Tuesday, April 9, 2013

BOOK REVIEW: Doctor Who (The Wheel of Ice)


The Doctor Who brand continues to expand as its 50th anniversary swings into gear. Its brand managers, showing an admirable understanding of Doctor Who’s strengths, are digging into its history for material. As well as flaunting their youthful and charming cast with a relentless slate of conventions, press tours, and public appearances more befitting the cast of some teen-centric movie franchise, they are commissioning established sci-fi novelists to reach back and expand the mythology of past incarnations of The Doctor, as with 2012’s Second Doctor adventure The Wheel of Ice, by sci-fi writer and mathematician, Stephen Baxter.

A writer with Baxter’s credentials, including co-author credits with Terry Pratchett and Arthur C. Clarke, a four book story cycle wherein he built and destroyed entire species and galaxies, certainly seems a good match for a Doctor Who story. Baxter’s Xeelee books represents one of few notable recent attempts to grapple with the eventual heat death of the universe, along with series three of Doctor Who (10th Doctor and Martha). It's usually a topic speculative fiction writers avoid since its finality kind of tempers the upward-and-outward ethos so beloved of Science Fiction.

For Wheel of Ice Baxter invokes the Second Doctor, he of the ragged jacket, checked trousers and tin whistle. Patrick Troughton as Doctor No. 2 was puckish and impatient. Kindlier than the first Doctor but still of short temper, apt to wear on the nerves of proper authority and, unlike most Doctors, not always interested in the limelight. Often content to hang back and let the “experts” fail before edging in and taking over. It’s a credit to Baxter that the book reads rather bare of style. The characters are sympathetic and the adventure suitably perilous but the author’s voice seems largely absent. Compare that with the frigidly evoked scenes of dread in recent Who novels like Mike Tucker’s Nightmare of Black Island or the post-Douglas Adams whimsy of Gareth Roberts’s Only Human. Wheel of Ice seems rather more like a pristinely evoked episode from 1969, in pearly black and white with Troughton scrambling through corridors and poking at panels of blinking lights and controls.
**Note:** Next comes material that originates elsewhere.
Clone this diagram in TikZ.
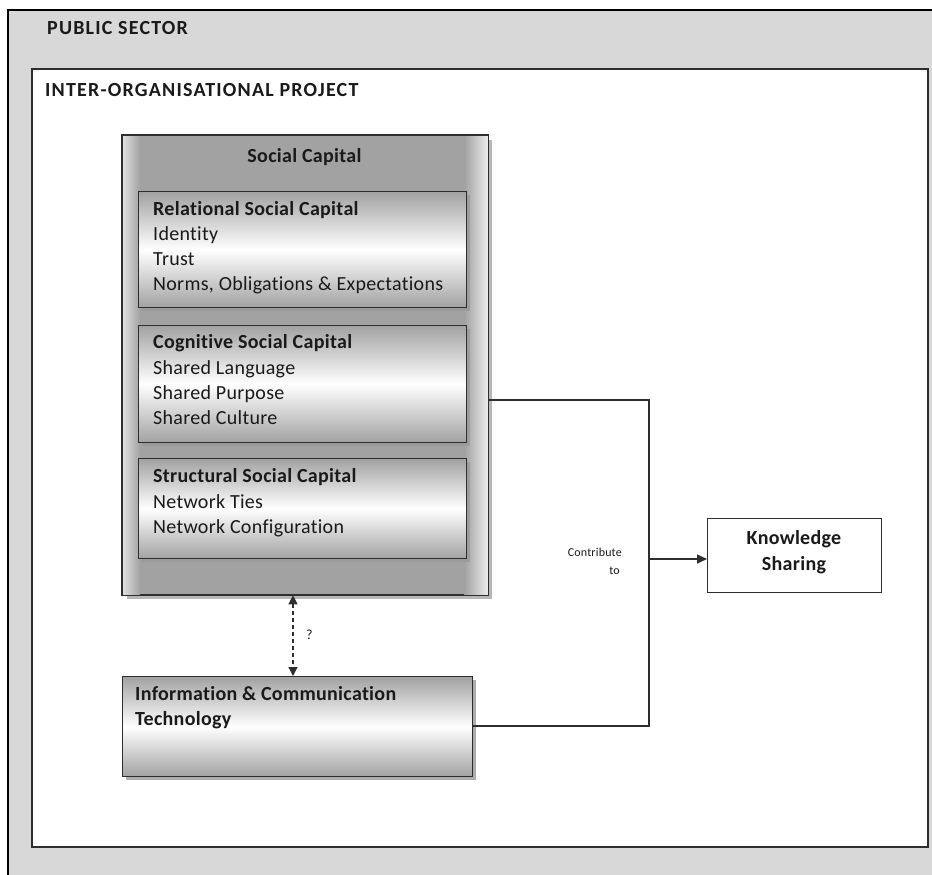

Another strength of Baxter’s book is the simplicity of his monster. Not only can you imagine it clearly, it also remains the sole focus of tension. The Blue Dolls, as envisioned in the book, are clearly visible in the mind’s eye and not crowded out by a slew of other hard-to-picture inventions. Previous Who novels have had trouble with this, particularly Justin Richards’s Resurrection Casket wherein you had to keep a vision of a slew of steam-powered pirate robots balanced with their labyrinthine ship and a murderous beastly apparition with oddly good manners. Baxter’s baddie manifests as an army blue plasticine humanoids, simple.

The story does falter by sticking too closely to the Doctor Who television formula of, ‘high-concept giving way to action for the sake of simplicity.’ Presumably Baxter could have explored the implications of his central device, an alien archive trying to rebuild its self and preserve the memory of an ancient race of aliens. Instead he explains it in simple terms and then loses the thread among action scenes and narrow escapes. That’s fine for TV writers working within a budget and on a tight deadline, but a writer of Baxter’s quality, working in a medium so amenable to unpacking and investigation, might be expected to indulge the imagination a bit more deeply. As it is Wheel of Ice feels like an exceptional story arc from Doctor Who circa 1969, and for that reason is worthwhile and exciting. I just wish it had been a more exceptional novel.